I don't know, Grens.
We're still looking. But what I do know… it was definitely close to the bodies, maybe even directly on the skin."

    He nodded at the flags.

    "Well… you understand."

Red for bloodstains, white for remains.

    "We also know that it was an explosive that generates extreme heat." "I see…"

    "Enough heat to ignite the diesel in the barrel."

    "I can smell it."

    The forensic scientist gave a gentle kick to the barrel standing below the hole that had been a window the day before.

    "It was the diesel that had been mixed with gas that caused all that god-awful smoke. You find barrels and cans of diesel oil in every workshop in every prison, fuel for the machines and any forklift trucks, and for cleaning the tools. But this barrel… it was standing very close to Hoffmann. And it had been moved there."

    Nils Krantz shook his head.

    "Explosives. Poisonous smoke. It was no accident that the barrel was there, Ewert. Piet Hoffmann wanted to be certain."

    "Certain?"

    "That he and one of the hostages would die."

    

    

    Grens turned off the engine and got out of the car. He waved at Sven to drive on ahead and started to walk over the fields in what was to be a fifteen-hundred-and-three-meter stroll from Aspsås prison to Aspsås church.
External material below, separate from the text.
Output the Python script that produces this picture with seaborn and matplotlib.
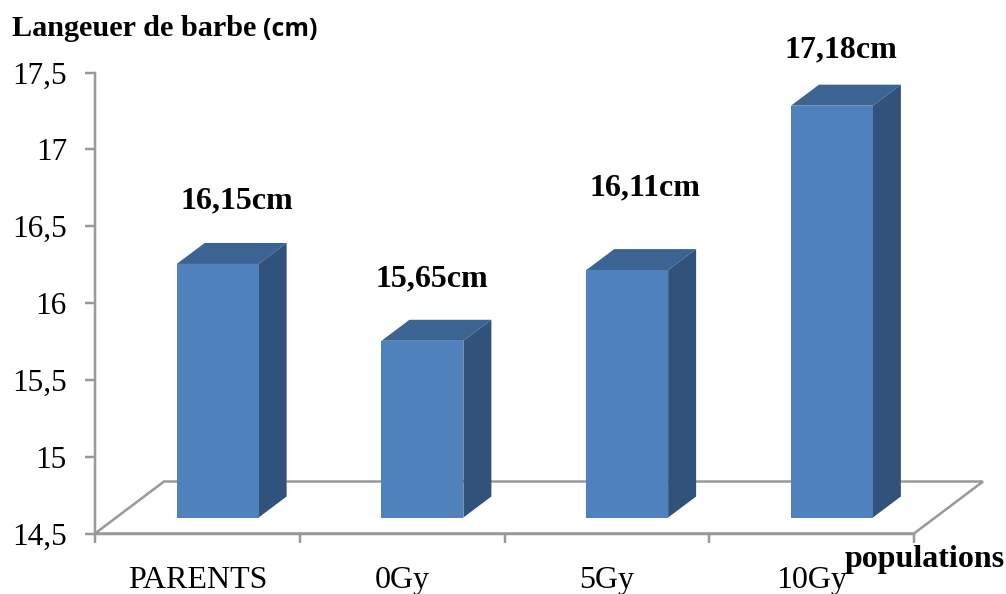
import matplotlib
matplotlib.use("Agg")
import matplotlib.pyplot as plt
from matplotlib.patches import Polygon
from matplotlib.transforms import ScaledTranslation
import seaborn as sns

populations = ["PARENTS", "0Gy", "5Gy", "10Gy"]
lengths = [16.15, 15.65, 16.11, 17.18]
value_labels = ["16,15cm", "15,65cm", "16,11cm", "17,18cm"]
y_ticks = [14.5, 15, 15.5, 16, 16.5, 17, 17.5]
y_tick_labels = ["14,5", "15", "15,5", "16", "16,5", "17", "17,5"]
label_lift_px = [56, 54, 75, 48]
label_slide_px = [19, 9, 18, 9]

FRONT = "#4F81BD"
TOP = "#3B6493"
SIDE = "#31527B"
AXIS = "#999999"
SERIF = "Liberation Serif"
PX = 72 / 100  # points per pixel at the figure's dpi

sns.set_style("white")
plt.rcParams["font.family"] = [SERIF, "DejaVu Sans"]

W, H = 1006, 594
fig = plt.figure(figsize=(W / 100, H / 100), dpi=100)
ax_w, ax_h = 819, 461
ax = fig.add_axes([95 / W, 1 - 533.5 / H, ax_w / W, ax_h / H])

sns.barplot(x=populations, y=lengths, color=FRONT, saturation=1, width=0.4, ax=ax)
ax.set_xlim(-0.5, 3.5)
ax.set_ylim(14.5, 17.5)
ax.set_xlabel("")
ax.set_ylabel("")


def px_offset(dx, dy):
    return ax.transData + ScaledTranslation(dx / 100, dy / 100, fig.dpi_scale_trans)


# Perspective floor behind the bars
floor_dx, floor_dy = 69 / ax_w, 52 / ax_h
ax.add_patch(Polygon(
    [(0, 0), (floor_dx, floor_dy), (1 + floor_dx, floor_dy), (1, 0)],
    closed=True, fill=False, edgecolor=AXIS, linewidth=2.5 * PX,
    transform=ax.transAxes, clip_on=False, zorder=1,
))

# Each bar stands on the floor, shifted forward, with a top and side face
shift = px_offset(20.3, 16)
data_per_px_x = 4 / ax_w
data_per_px_y = 3 / ax_h
depth_x = 28 * data_per_px_x
depth_y = 21 * data_per_px_y
base = y_ticks[0]

for bar, value in zip(ax.patches, lengths):
    bar.set_y(base)
    bar.set_height(value - base)
    bar.set_transform(shift)
    bar.set_clip_on(False)
    bar.set_linewidth(0)
    bar.set_zorder(4)
    x0, x1 = bar.get_x(), bar.get_x() + bar.get_width()
    ax.add_patch(Polygon(
        [(x0, value), (x1, value), (x1 + depth_x, value + depth_y), (x0 + depth_x, value + depth_y)],
        closed=True, facecolor=TOP, edgecolor="none", transform=shift, clip_on=False, zorder=3,
    ))
    ax.add_patch(Polygon(
        [(x1, base), (x1, value), (x1 + depth_x, value + depth_y), (x1 + depth_x, base + depth_y)],
        closed=True, facecolor=SIDE, edgecolor="none", transform=shift, clip_on=False, zorder=3,
    ))

# Value labels above the bars
for bar, value, text, lift, slide in zip(ax.patches, lengths, value_labels, label_lift_px, label_slide_px):
    cx = bar.get_x() + bar.get_width() / 2
    ax.annotate(text, (cx, value), xycoords=shift, xytext=(slide * PX, lift * PX),
                textcoords="offset points", ha="center", va="baseline",
                fontsize=23, fontweight="bold", color="black", family=SERIF,
                annotation_clip=False, zorder=6)

# Axes: grey spines, ticks between categories, names centred under them
sns.despine(ax=ax)
for side in ("left", "bottom"):
    ax.spines[side].set_color(AXIS)
    ax.spines[side].set_linewidth(2.5 * PX)
ax.set_yticks(y_ticks, labels=y_tick_labels)
ax.tick_params(axis="y", left=True, color=AXIS, length=10 * PX, width=2.5 * PX,
               pad=18 * PX, labelsize=22.5, labelcolor="black")
ax.set_xticks([-0.5, 0.5, 1.5, 2.5, 3.5], labels=[])
ax.set_xticks(range(4), labels=populations, minor=True)
ax.tick_params(axis="x", which="major", bottom=True, color=AXIS, length=9 * PX, width=2.5 * PX)
ax.tick_params(axis="x", which="minor", bottom=False, length=0, pad=32.5 * PX,
               labelsize=23, labelcolor="black")

# Axis captions
fig.text(12 / W, 1 - 36 / H, "Langeuer de barbe", fontsize=21.8, fontweight="bold",
         family=SERIF, va="baseline", ha="left", color="black")
fig.text(263 / W, 1 - 36 / H, "(cm)", fontsize=18, fontweight="bold",
         family="Open Sans", va="baseline", ha="left", color="black")
fig.text(845 / W, 1 - 567 / H, "populations", fontsize=23, fontweight="bold",
         family=SERIF, va="baseline", ha="left", color="black", zorder=10)

fig.savefig("out.png", dpi=100)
The open areas of grass cleansed him of the lack of sleep and the stench of diesel oil, but not the feeling that had gripped him, which he didn't like and knew would stay with him until he understood what it was he couldn't see.

    He should have worn other shoes.

    The green that looked so soft from a distance was full of dips and clay and he had stumbled a couple of times, fallen heavily to the ground, his trousers stained green by the grass and brown by the earth by the time he finally stopped outside a side gate into the churchyard.